## Data lines

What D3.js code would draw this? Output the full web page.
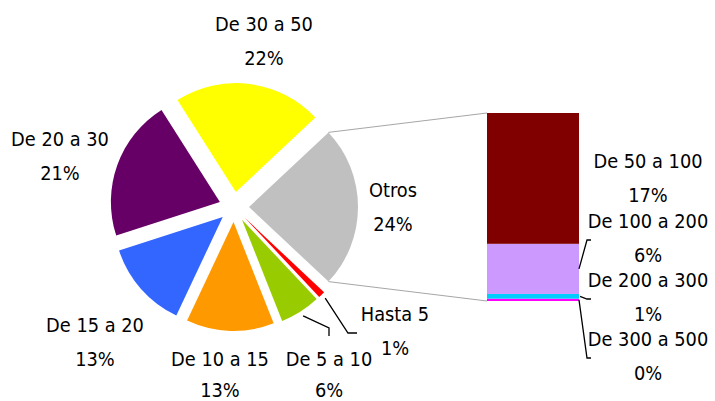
<!DOCTYPE html>
<html>
<head>
<meta charset="utf-8">
<script src="https://cdn.jsdelivr.net/npm/d3@7"></script>
<style>
  body { margin: 0; background: #fff; }
  text { font-family: "DejaVu Sans Condensed", "DejaVu Sans", sans-serif; font-stretch: condensed; font-size: 19.8px; fill: #000; }
</style>
</head>
<body>
<svg width="715" height="401"></svg>
<script>
// pie slices (clockwise, starting with the "Otros" slice)
const pieNames = ['Otros', 'Hasta 5', 'De 5 a 10', 'De 10 a 15', 'De 15 a 20', 'De 20 a 30', 'De 30 a 50'];
const pieValues = [null, 1, 6, 13, 13, 21, 22];
const pieColors = ['#c0c0c0', '#ff0000', '#99cc00', '#ff9900', '#3366ff', '#660066', '#ffff00'];

// the "Otros" bar, bottom to top
const barNames = ['De 300 a 500', 'De 200 a 300', 'De 100 a 200', 'De 50 a 100'];
const barValues = [0.3, 0.6, 6.4, 16.7];
const barColors = ['#ff00ff', '#00ccff', '#cc99ff', '#800000'];

const otros = d3.sum(barValues);
pieValues[0] = otros;

const svg = d3.select('svg');
const cx = 234, cy = 207, R = 109, explode = 15;

// Otros is centred on 3 o'clock
const total = d3.sum(pieValues);
const start = Math.PI / 2 - (otros / total) * Math.PI;
const pie = d3.pie().sort(null).startAngle(start).endAngle(start + 2 * Math.PI);
const arcs = pie(pieValues);
const arc = d3.arc().innerRadius(0).outerRadius(R);

function shift(d, r) {
  const a = (d.startAngle + d.endAngle) / 2;
  return [cx + r * Math.sin(a), cy - r * Math.cos(a)];
}
function polar(d, ang, r) {
  const t = shift(d, explode);
  return [t[0] + r * Math.sin(ang), t[1] - r * Math.cos(ang)];
}

svg.append('g').selectAll('path')
  .data(arcs)
  .join('path')
  .attr('transform', d => 'translate(' + shift(d, explode) + ')')
  .attr('d', arc)
  .attr('fill', (d, i) => pieColors[i]);

// bar of "Otros"
const barX = 487, barW = 92;
const y = d3.scaleLinear().domain([0, otros]).range([301, 113]);
const stack = d3.cumsum(barValues);
svg.append('g').selectAll('rect')
  .data(barValues)
  .join('rect')
  .attr('x', barX)
  .attr('width', barW)
  .attr('y', (v, i) => y(stack[i]))
  .attr('height', v => y(0) - y(v))
  .attr('fill', (v, i) => barColors[i]);

// connector lines from the Otros slice to the bar
const o = arcs[0];
const p1 = polar(o, o.startAngle, R), p2 = polar(o, o.endAngle, R);
svg.append('line').attr('x1', p1[0]).attr('y1', p1[1]).attr('x2', barX).attr('y2', y(otros))
  .attr('stroke', '#a6a6a6').attr('stroke-width', 1);
svg.append('line').attr('x1', p2[0]).attr('y1', p2[1]).attr('x2', barX).attr('y2', y(0))
  .attr('stroke', '#a6a6a6').attr('stroke-width', 1);

// leader lines
const line = d3.line();
const h5 = arcs[1], g5 = arcs[2];
const leaders = [
  [polar(h5, (h5.startAngle + h5.endAngle) / 2, R + 5), [348, 333], [357, 333]],
  [polar(g5, (g5.startAngle + g5.endAngle) / 2, R + 5), [329, 328], [329, 336]],
  [[barX + barW, y(stack[1] + barValues[2] / 2)], [587, 240], [591, 240]],
  [[barX + barW + 1, y(stack[0] + barValues[1] / 2)], [587, 299], [591, 299]],
  [[barX + barW, y(barValues[0] / 2)], [587, 358], [591, 358]]
];
svg.append('g').selectAll('path')
  .data(leaders)
  .join('path')
  .attr('d', line)
  .attr('fill', 'none')
  .attr('stroke', '#000')
  .attr('stroke-width', 1.3);

// labels: [name, percent, x, baseline]
const labels = [
  [pieNames[6], pieValues[6], 264, 31],
  [pieNames[5], pieValues[5], 60, 146],
  [pieNames[4], pieValues[4], 95, 332],
  [pieNames[3], pieValues[3], 220, 366],
  [pieNames[2], pieValues[2], 329, 366],
  [pieNames[1], pieValues[1], 395, 321],
  [pieNames[0], pieValues[0], 393, 197],
  [barNames[3], barValues[3], 648, 168],
  [barNames[2], barValues[2], 648, 228],
  [barNames[1], barValues[1], 648, 287],
  [barNames[0], barValues[0], 648, 346]
];
const lg = svg.append('g').selectAll('g').data(labels).join('g');
lg.append('text')
  .attr('x', d => d[2]).attr('y', d => d[3])
  .attr('text-anchor', 'middle')
  .text(d => d[0]);
lg.append('text')
  .attr('x', d => d[2]).attr('y', d => Math.min(d[3] + 34, 397))
  .attr('text-anchor', 'middle')
  .text(d => Math.round(d[1]) + '%');
</script>
</body>
</html>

## What to do
Transcribe the opening line of the listing above, please, and every line after it through the line with "i) => pieColors[i]);", word for word, without pictures.

## Solved exercise
What D3.js code would draw this? Output the full web page.
<!DOCTYPE html>
<html>
<head>
<meta charset="utf-8">
<script src="https://cdn.jsdelivr.net/npm/d3@7"></script>
<style>
  body { margin: 0; background: #fff; }
  text { font-family: "DejaVu Sans Condensed", "DejaVu Sans", sans-serif; font-stretch: condensed; font-size: 19.8px; fill: #000; }
</style>
</head>
<body>
<svg width="715" height="401"></svg>
<script>
// pie slices (clockwise, starting with the "Otros" slice)
const pieNames = ['Otros', 'Hasta 5', 'De 5 a 10', 'De 10 a 15', 'De 15 a 20', 'De 20 a 30', 'De 30 a 50'];
const pieValues = [null, 1, 6, 13, 13, 21, 22];
const pieColors = ['#c0c0c0', '#ff0000', '#99cc00', '#ff9900', '#3366ff', '#660066', '#ffff00'];

// the "Otros" bar, bottom to top
const barNames = ['De 300 a 500', 'De 200 a 300', 'De 100 a 200', 'De 50 a 100'];
const barValues = [0.3, 0.6, 6.4, 16.7];
const barColors = ['#ff00ff', '#00ccff', '#cc99ff', '#800000'];

const otros = d3.sum(barValues);
pieValues[0] = otros;

const svg = d3.select('svg');
const cx = 234, cy = 207, R = 109, explode = 15;

// Otros is centred on 3 o'clock
const total = d3.sum(pieValues);
const start = Math.PI / 2 - (otros / total) * Math.PI;
const pie = d3.pie().sort(null).startAngle(start).endAngle(start + 2 * Math.PI);
const arcs = pie(pieValues);
const arc = d3.arc().innerRadius(0).outerRadius(R);

function shift(d, r) {
  const a = (d.startAngle + d.endAngle) / 2;
  return [cx + r * Math.sin(a), cy - r * Math.cos(a)];
}
function polar(d, ang, r) {
  const t = shift(d, explode);
  return [t[0] + r * Math.sin(ang), t[1] - r * Math.cos(ang)];
}

svg.append('g').selectAll('path')
  .data(arcs)
  .join('path')
  .attr('transform', d => 'translate(' + shift(d, explode) + ')')
  .attr('d', arc)
  .attr('fill', (d, i) => pieColors[i]);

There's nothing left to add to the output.